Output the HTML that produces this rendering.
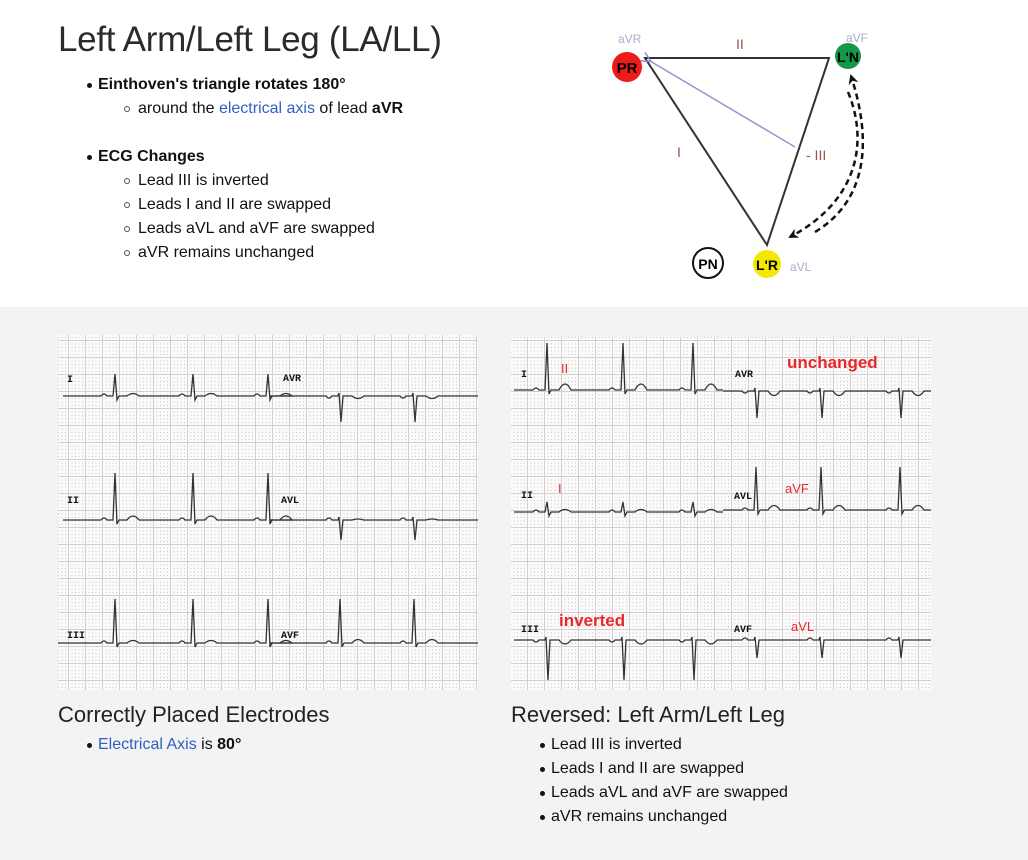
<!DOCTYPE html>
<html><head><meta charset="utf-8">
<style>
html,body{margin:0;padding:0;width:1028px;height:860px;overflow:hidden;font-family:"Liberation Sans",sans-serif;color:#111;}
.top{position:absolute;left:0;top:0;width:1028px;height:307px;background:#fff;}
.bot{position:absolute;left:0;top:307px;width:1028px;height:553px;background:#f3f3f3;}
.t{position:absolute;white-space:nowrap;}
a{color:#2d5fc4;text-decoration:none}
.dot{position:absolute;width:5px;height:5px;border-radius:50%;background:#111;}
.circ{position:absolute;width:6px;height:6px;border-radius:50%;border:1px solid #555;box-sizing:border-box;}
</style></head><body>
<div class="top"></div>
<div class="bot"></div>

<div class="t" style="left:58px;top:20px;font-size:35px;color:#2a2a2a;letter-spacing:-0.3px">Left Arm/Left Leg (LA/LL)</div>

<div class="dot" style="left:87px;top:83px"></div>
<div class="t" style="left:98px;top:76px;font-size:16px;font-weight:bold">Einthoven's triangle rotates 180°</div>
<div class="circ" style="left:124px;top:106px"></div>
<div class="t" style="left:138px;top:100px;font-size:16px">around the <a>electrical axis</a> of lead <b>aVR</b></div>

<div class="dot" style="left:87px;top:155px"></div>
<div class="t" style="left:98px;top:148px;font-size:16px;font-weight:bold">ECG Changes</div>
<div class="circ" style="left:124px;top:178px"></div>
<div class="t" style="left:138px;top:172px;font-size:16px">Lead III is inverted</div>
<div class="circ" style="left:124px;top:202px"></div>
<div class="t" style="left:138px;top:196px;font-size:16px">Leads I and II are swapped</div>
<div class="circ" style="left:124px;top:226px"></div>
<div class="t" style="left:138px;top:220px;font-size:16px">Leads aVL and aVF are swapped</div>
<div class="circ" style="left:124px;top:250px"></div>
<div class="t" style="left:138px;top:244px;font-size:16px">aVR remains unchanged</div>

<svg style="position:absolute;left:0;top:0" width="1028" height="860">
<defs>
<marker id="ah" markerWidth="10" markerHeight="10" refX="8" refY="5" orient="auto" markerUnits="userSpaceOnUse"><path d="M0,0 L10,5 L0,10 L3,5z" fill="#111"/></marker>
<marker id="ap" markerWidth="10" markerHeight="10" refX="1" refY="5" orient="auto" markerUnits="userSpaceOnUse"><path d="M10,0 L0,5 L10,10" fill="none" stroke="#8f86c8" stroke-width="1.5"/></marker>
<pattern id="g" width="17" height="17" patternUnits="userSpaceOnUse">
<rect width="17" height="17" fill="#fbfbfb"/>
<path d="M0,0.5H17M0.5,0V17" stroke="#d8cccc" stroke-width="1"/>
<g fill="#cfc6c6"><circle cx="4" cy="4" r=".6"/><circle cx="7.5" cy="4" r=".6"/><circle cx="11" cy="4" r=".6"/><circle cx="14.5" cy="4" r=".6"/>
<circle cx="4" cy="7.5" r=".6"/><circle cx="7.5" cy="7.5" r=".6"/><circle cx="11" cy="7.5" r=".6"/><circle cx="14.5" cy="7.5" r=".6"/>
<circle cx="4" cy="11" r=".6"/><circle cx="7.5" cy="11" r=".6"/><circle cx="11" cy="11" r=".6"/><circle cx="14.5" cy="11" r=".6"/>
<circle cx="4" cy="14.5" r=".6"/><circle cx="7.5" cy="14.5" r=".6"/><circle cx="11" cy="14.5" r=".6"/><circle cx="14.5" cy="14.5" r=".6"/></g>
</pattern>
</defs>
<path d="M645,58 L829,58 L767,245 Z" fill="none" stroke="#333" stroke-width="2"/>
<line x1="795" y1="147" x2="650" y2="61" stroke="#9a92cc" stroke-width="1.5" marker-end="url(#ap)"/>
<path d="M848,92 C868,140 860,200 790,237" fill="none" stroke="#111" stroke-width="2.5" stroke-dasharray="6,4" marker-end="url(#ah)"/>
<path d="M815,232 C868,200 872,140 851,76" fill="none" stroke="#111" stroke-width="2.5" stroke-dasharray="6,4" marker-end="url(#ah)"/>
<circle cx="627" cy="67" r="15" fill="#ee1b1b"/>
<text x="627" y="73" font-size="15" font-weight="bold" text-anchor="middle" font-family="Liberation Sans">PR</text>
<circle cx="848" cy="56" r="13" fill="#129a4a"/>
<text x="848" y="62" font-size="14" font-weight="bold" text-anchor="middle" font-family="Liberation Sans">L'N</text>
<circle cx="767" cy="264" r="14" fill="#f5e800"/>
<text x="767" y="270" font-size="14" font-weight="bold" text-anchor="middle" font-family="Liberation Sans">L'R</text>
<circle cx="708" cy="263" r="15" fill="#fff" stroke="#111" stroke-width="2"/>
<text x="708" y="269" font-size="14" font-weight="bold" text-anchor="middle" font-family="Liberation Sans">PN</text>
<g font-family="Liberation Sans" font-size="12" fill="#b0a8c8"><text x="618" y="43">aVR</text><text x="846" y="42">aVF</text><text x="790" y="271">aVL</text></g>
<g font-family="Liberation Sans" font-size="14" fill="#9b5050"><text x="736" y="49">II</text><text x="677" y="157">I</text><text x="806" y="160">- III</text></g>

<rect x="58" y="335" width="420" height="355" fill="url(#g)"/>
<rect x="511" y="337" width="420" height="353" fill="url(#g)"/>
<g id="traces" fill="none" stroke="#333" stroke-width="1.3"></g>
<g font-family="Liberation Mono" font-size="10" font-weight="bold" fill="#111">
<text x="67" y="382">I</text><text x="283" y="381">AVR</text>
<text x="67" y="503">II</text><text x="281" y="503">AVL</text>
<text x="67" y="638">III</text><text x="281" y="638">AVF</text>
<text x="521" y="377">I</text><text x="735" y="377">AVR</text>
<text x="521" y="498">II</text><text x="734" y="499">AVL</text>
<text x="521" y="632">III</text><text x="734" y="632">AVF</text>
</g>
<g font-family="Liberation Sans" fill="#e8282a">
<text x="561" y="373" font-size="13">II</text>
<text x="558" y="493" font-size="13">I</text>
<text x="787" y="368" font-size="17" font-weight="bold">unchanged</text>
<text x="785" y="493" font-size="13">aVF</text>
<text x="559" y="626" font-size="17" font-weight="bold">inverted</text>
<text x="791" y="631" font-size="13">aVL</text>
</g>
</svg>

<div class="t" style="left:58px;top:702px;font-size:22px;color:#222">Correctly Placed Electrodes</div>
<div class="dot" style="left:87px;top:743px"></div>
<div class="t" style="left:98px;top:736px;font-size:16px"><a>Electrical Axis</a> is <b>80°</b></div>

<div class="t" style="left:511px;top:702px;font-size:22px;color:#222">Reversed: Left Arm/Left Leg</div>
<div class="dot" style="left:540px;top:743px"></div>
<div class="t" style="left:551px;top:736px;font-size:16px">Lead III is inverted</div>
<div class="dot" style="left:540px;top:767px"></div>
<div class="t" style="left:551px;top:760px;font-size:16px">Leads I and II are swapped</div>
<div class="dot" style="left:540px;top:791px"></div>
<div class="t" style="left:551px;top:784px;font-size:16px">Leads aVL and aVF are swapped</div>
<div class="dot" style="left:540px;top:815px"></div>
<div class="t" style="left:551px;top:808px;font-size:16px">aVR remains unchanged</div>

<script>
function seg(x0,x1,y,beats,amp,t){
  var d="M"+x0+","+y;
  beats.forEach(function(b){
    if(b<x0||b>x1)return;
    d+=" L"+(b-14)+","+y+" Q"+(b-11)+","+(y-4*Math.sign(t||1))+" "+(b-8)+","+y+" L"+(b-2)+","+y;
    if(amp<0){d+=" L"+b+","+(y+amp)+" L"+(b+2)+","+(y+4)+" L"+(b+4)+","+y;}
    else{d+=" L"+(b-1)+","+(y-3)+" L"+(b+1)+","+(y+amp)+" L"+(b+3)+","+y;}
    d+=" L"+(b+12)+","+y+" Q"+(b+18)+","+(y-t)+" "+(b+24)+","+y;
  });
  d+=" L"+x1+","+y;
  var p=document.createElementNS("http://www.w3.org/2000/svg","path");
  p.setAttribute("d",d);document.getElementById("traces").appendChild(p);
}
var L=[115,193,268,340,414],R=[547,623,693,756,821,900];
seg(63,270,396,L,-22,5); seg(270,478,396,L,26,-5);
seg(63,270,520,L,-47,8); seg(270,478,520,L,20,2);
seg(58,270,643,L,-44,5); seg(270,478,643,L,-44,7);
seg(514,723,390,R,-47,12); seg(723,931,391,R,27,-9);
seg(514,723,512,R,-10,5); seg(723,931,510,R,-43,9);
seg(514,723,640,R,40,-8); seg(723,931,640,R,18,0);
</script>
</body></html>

******************************

Write out each line of the listing above, exactly, from its first line to the line holding "of lead <b>aVR</b></div>", inclusive. Skip the pictures.

**The response:**
Output the HTML that produces this rendering.
<!DOCTYPE html>
<html><head><meta charset="utf-8">
<style>
html,body{margin:0;padding:0;width:1028px;height:860px;overflow:hidden;font-family:"Liberation Sans",sans-serif;color:#111;}
.top{position:absolute;left:0;top:0;width:1028px;height:307px;background:#fff;}
.bot{position:absolute;left:0;top:307px;width:1028px;height:553px;background:#f3f3f3;}
.t{position:absolute;white-space:nowrap;}
a{color:#2d5fc4;text-decoration:none}
.dot{position:absolute;width:5px;height:5px;border-radius:50%;background:#111;}
.circ{position:absolute;width:6px;height:6px;border-radius:50%;border:1px solid #555;box-sizing:border-box;}
</style></head><body>
<div class="top"></div>
<div class="bot"></div>

<div class="t" style="left:58px;top:20px;font-size:35px;color:#2a2a2a;letter-spacing:-0.3px">Left Arm/Left Leg (LA/LL)</div>

<div class="dot" style="left:87px;top:83px"></div>
<div class="t" style="left:98px;top:76px;font-size:16px;font-weight:bold">Einthoven's triangle rotates 180°</div>
<div class="circ" style="left:124px;top:106px"></div>
<div class="t" style="left:138px;top:100px;font-size:16px">around the <a>electrical axis</a> of lead <b>aVR</b></div>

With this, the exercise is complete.